Her şeyden önce bu takımın en büyük sorunu forvetsizlik. Taraftarlar ve Pereiara iyi bir golcüyü dört gözle bekliyor. Nasıl beklemesin ki! Bunun da sıkıntısını maç boyunca fazlasıyla çekti Fenerbahçe. 3-7-0 taktiği ile sahaya dizilen Fenerbahçe, pozisyona girmekte, olgun atak geliştirmekte çok zorlandı. Rakip Helsinki, oyun disiplinine sadık kalmaya çalışan, yetenekleri kısıtlı klasik bir kuzey takımı. Hakemin es geçtiği net penaltı hariç ilk yarı neredeyse uyku modunda geçti.

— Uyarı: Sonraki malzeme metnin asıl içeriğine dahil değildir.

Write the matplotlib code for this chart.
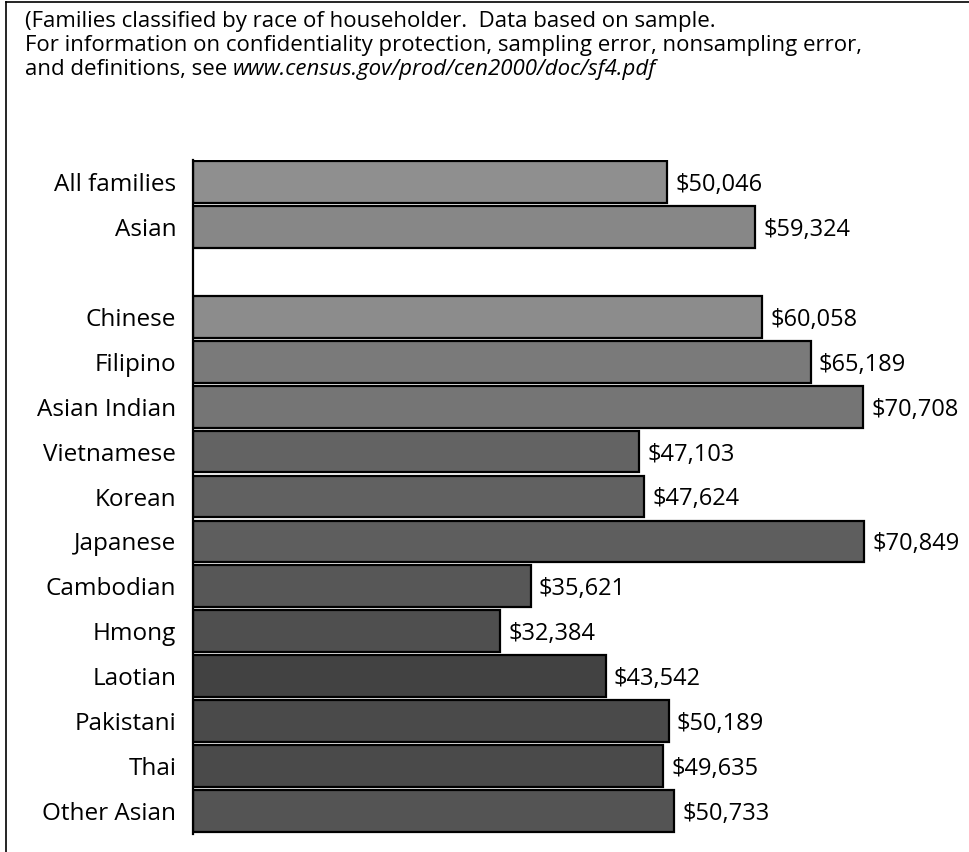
import matplotlib
matplotlib.use("Agg")
import matplotlib.pyplot as plt
from matplotlib.lines import Line2D

categories = ["All families", "Asian", "Chinese", "Filipino", "Asian Indian",
              "Vietnamese", "Korean", "Japanese", "Cambodian", "Hmong",
              "Laotian", "Pakistani", "Thai", "Other Asian"]
values = [50046, 59324, 60058, 65189, 70708, 47103, 47624, 70849,
          35621, 32384, 43542, 50189, 49635, 50733]
value_labels = ["$50,046", "$59,324", "$60,058", "$65,189", "$70,708",
                "$47,103", "$47,624", "$70,849", "$35,621", "$32,384",
                "$43,542", "$50,189", "$49,635", "$50,733"]
positions = [0, 1, 3, 4, 5, 6, 7, 8, 9, 10, 11, 12, 13, 14]
grays = [0.56, 0.53, 0.55, 0.48, 0.46, 0.39, 0.38, 0.37,
         0.34, 0.31, 0.26, 0.29, 0.29, 0.33]

title_lines = ["(Families classified by race of householder.  Data based on sample.",
               "For information on confidentiality protection, sampling error, nonsampling error,"]
line3_plain = "and definitions, see "
line3_italic = "www.census.gov/prod/cen2000/doc/sf4.pdf"

plt.rcParams['font.family'] = ['Open Sans', 'DejaVu Sans']

W, H = 969, 852
fig = plt.figure(figsize=(W / 100, H / 100), dpi=100)
fig.patch.set_facecolor("white")

left = 193 / W
right = 951 / W
top_px, bot_px = 159.5, 833.5
ax = fig.add_axes([left, (H - bot_px) / H, right - left, (bot_px - top_px) / H])

colors = [(g, g, g) for g in grays]
ax.barh(positions, values, height=0.93, color=colors, edgecolor="black",
        linewidth=1.6, left=0)
ax.set_xlim(0, 80000)
ax.set_ylim(14.5, -0.5)
ax.set_yticks(positions)
ax.set_yticklabels(categories, fontsize=17.5)
ax.tick_params(axis="y", length=0, pad=12)
ax.set_xticks([])
for s in ["top", "right", "bottom"]:
    ax.spines[s].set_visible(False)
ax.spines["left"].set_linewidth(1.6)

for p, v, lab in zip(positions, values, value_labels):
    ax.annotate(lab, xy=(v, p), xytext=(6, 0), textcoords="offset points",
                va="center_baseline", ha="left", fontsize=17)

# header text
fs = 16
fig.text(25 / W, 1 - 22 / H, title_lines[0], fontsize=fs, va="center", ha="left")
fig.text(25 / W, 1 - 46 / H, title_lines[1], fontsize=fs, va="center", ha="left")
t3 = fig.text(25 / W, 1 - 70 / H, line3_plain, fontsize=fs, va="center", ha="left")
fig.add_artist(plt.Annotation(line3_italic, xy=(1, 0.5), xycoords=t3,
                              va="center", ha="left", fontsize=fs,
                              style="italic"))

# frame lines (left and top)
fig.add_artist(Line2D([6 / W, 6 / W], [0, 1 - 1.5 / H], transform=fig.transFigure,
                      color="black", linewidth=1.2))
fig.add_artist(Line2D([6 / W, 1], [1 - 1.5 / H, 1 - 1.5 / H], transform=fig.transFigure,
                      color="black", linewidth=1.2))

fig.savefig("out.png", dpi=100, facecolor="white")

İrfan Can ve Osayi’nin hızlandırdığı Fenerbahçe ikinci yarıya daha istekli başladı. Maçın en iyilerinden İrfan Can’ın sakatlanması ise moralleri iyice bozdu. Ardından Vitor Pereira öyle bir değişiklik yaptı ki, bu altın dokunuş Fenerbahçe’ye turun kapılarını açtı. Mesut Özil gibi bir dünya yıldızını çıkartıp, ilk kez bir Avrupa maçına çıkan Muhammed Gümüşkaya’yı oyuna sürmek büyük bir cesaret gerektiriyordu, Portekizli hoca bunu yaptı. Mesut’tan beklediğimiz füze, Muhammed’den geldi. Bu gol tribünleri ayağa kaldırdı. Böyle pırıl pırıl gençlere çok ihtiyacımız var. Novak’ın da adale sakatlığı yaşaması sonrasında bu kez de 16 yaşındaki Arda Güler’i oyuna sürdü Pereira. O da yaşının çok ötesinde bir performans ortaya koydu.

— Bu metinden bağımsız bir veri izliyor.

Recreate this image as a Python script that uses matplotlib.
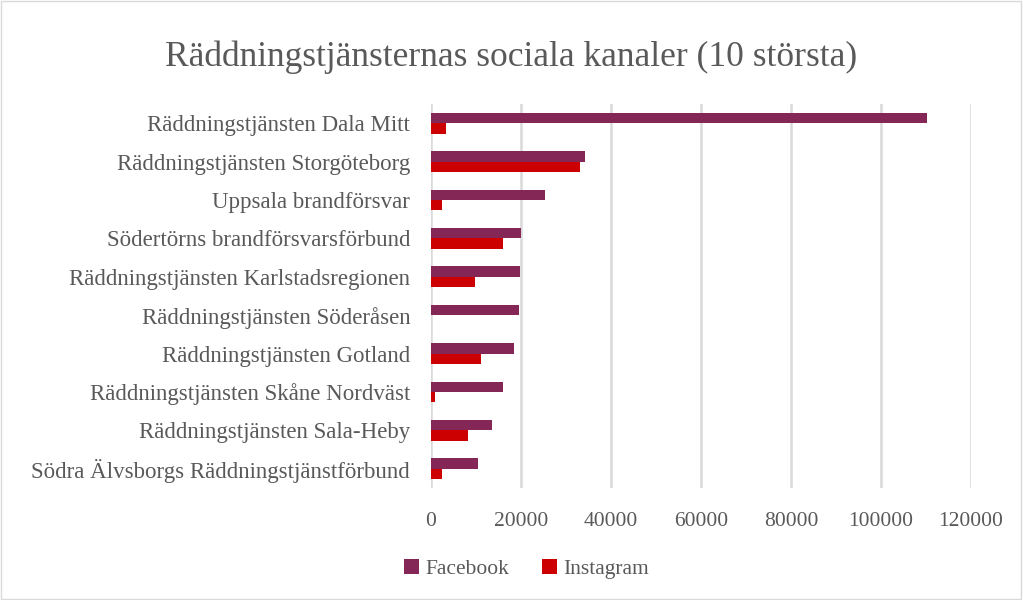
import matplotlib.pyplot as plt
import numpy as np

# Data
kategorier = [
    "Räddningstjänsten Dala Mitt",
    "Räddningstjänsten Storgöteborg",
    "Uppsala brandförsvar",
    "Södertörns brandförsvarsförbund",
    "Räddningstjänsten Karlstadsregionen",
    "Räddningstjänsten Söderåsen",
    "Räddningstjänsten Gotland",
    "Räddningstjänsten Skåne Nordväst",
    "Räddningstjänsten Sala-Heby",
    "Södra Älvsborgs Räddningstjänstförbund",
]
facebook = [110300, 34200, 25300, 20100, 19700, 19500, 18500, 16100, 13500, 10400]
instagram = [3300, 33000, 2400, 16000, 9800, 0, 11200, 900, 8300, 2500]
xticks = [0, 20000, 40000, 60000, 80000, 100000, 120000]

textfarg = "#595959"
plt.rcParams['font.family'] = ['Liberation Serif', 'DejaVu Serif']

fig = plt.figure(figsize=(10.23, 6), dpi=100)
ax = fig.add_axes([431 / 1023, 1 - 488 / 600, 540 / 1023, 384 / 600])

y = np.arange(len(kategorier))
h = 0.27
ax.barh(y - h / 2, facebook, height=h, color="#842656", label="Facebook")
ax.barh(y + h / 2, instagram, height=h, color="#CC0000", label="Instagram")

ax.set_ylim(len(kategorier) - 0.5, -0.5)
ax.set_xlim(0, 120000)
ax.set_yticks(y)
ax.set_yticklabels(kategorier, fontsize=16.5, color=textfarg)
ax.set_xticks(xticks)
ax.set_xticklabels([str(v) for v in xticks], fontsize=15.5, color=textfarg)
ax.tick_params(axis="both", length=0)
ax.tick_params(axis="y", pad=15)
ax.tick_params(axis="x", pad=17)

# Gitterlinien
ax.grid(axis="x", color="#D9D9D9", linewidth=1.8)
ax.set_axisbelow(True)
for s in ax.spines.values():
    s.set_visible(False)

fig.text(0.5, 1 - 57 / 600, "Räddningstjänsternas sociala kanaler (10 största)",
         fontsize=25.5, color=textfarg, ha="center", va="center")

fig.legend(loc="center", bbox_to_anchor=(0.515, 0.052), ncol=2, frameon=False,
           fontsize=15.5, handlelength=0.7, handleheight=0.7, handletextpad=0.3,
           columnspacing=1.5, labelcolor=textfarg)

# Rahmen
fig.patches.append(plt.Rectangle((0.001, 0.002), 0.997, 0.996, transform=fig.transFigure,
                                 fill=False, edgecolor="#D9D9D9", linewidth=1))

fig.savefig("out.png", dpi=100)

Gençlik ateşi Helsinki maçına yetti. Ancak Fenerbahçe’nin başta forvet olmak üzere en az 3-4 transfere daha acil olarak ihtiyacı olduğu da gün yüzüne çıktı. Caner, Sinan Gümüş, Thiam gibi isimlerin kadro dışı bırakılmasıyla iyice zayıflayan yedek kulübesine de ciddi takviye yapılması şart. Muhammed ve Arda umut verdi ama Fenerbahçe’nin kadro yapısı ilerleyen maçlar için çok da ümit vermiyor.